# Logger/Land Owner $ Split..What's normal



## RedBarn (Nov 13, 2015)

So I am looking at having 40 acres of land logged. Some good saw logs and lots of firewood. Had some other land logged in the same area (but not the same land) 15 years ago and did a 50/50 split with the logger. Current logger wants to pay me $15 per cord for firewood and 1/3 of saw log proceeds. What's a normal range on revenue split for logger/land owner?

Thanks!


----------



## treeslayer2003 (Nov 13, 2015)

50/50 is great on sawlogs for both parties. fire wood i wouldn't give you 15 but i'm betting he can sell it for more there than i could here. 1/3 seems cheap for the saw unless its really marginal.


----------



## northmanlogging (Nov 13, 2015)

1/3 is robbery especially on 40 acres, unless the timber is crap, then yeah... its ok

assuming that the ground is fairly hard and the timber is good, 50/50 would be my start, and I've seen guys go so far as to give 60%

Lately I've been doing a 10-20% on cottonwood, and 40-50% on better timber, owner gets more the better the timber is, also depends on how many loads I can get out of it.

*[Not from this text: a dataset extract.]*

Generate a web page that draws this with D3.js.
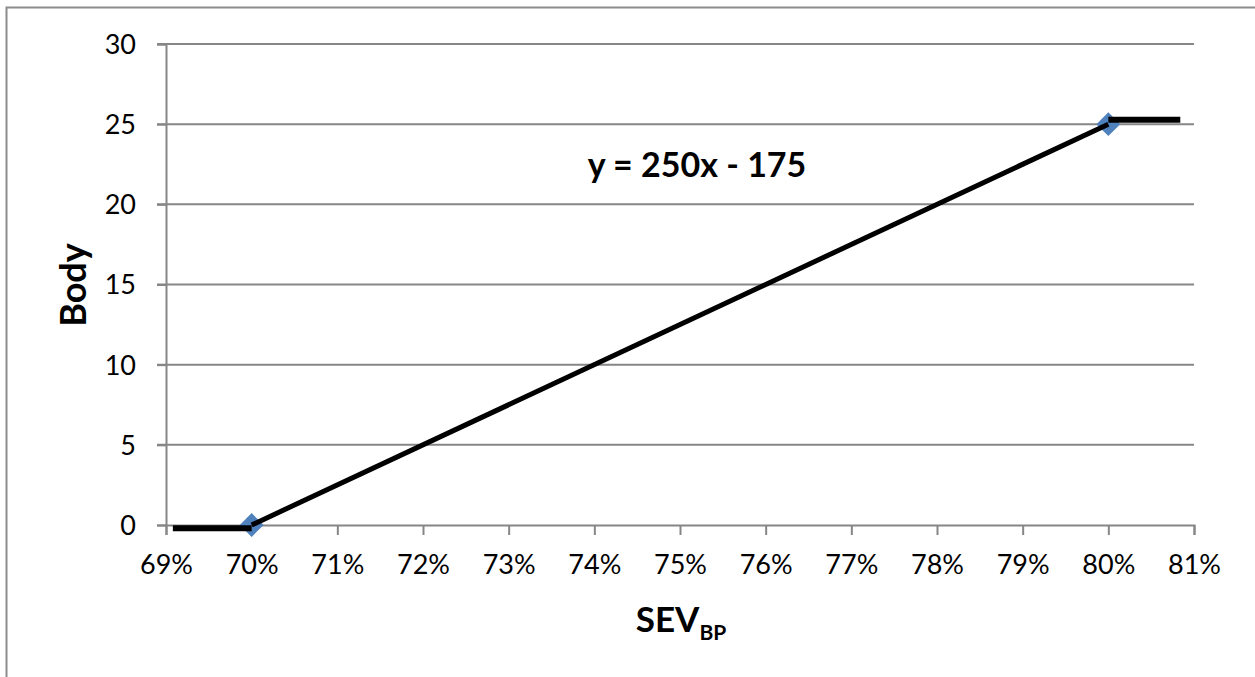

But with 40 acres, thats a lot of wood.


----------



## fordf150 (Nov 13, 2015)

30 (landowner)/60 all the way to 60 (landowner)/40 around here. timber, access, ground, acreage, skid distance, and distance to mill will all play a roll in the split. personally im not real sure how to determine the split since i was never involved in that end of my step dads logging.


----------



## redoakman (Nov 16, 2015)

any timber you buy is always 60(landowner) 40 (loggers) most of the time when we cut firewood we pay landowner by the load .


----------



## Gypo Logger (Nov 22, 2015)

50% of what? Be careful. 90% of the gross is often in made in the veneer.
Also the rougher the ground, the better the timber.
Lots of variables here to consider.


----------



## jwilly (Nov 25, 2015)

We pay $10/cord hardwood or hemlock pulp.

50% after trucking on hardwood sawlogs. 

55% after trucking on veneer.


----------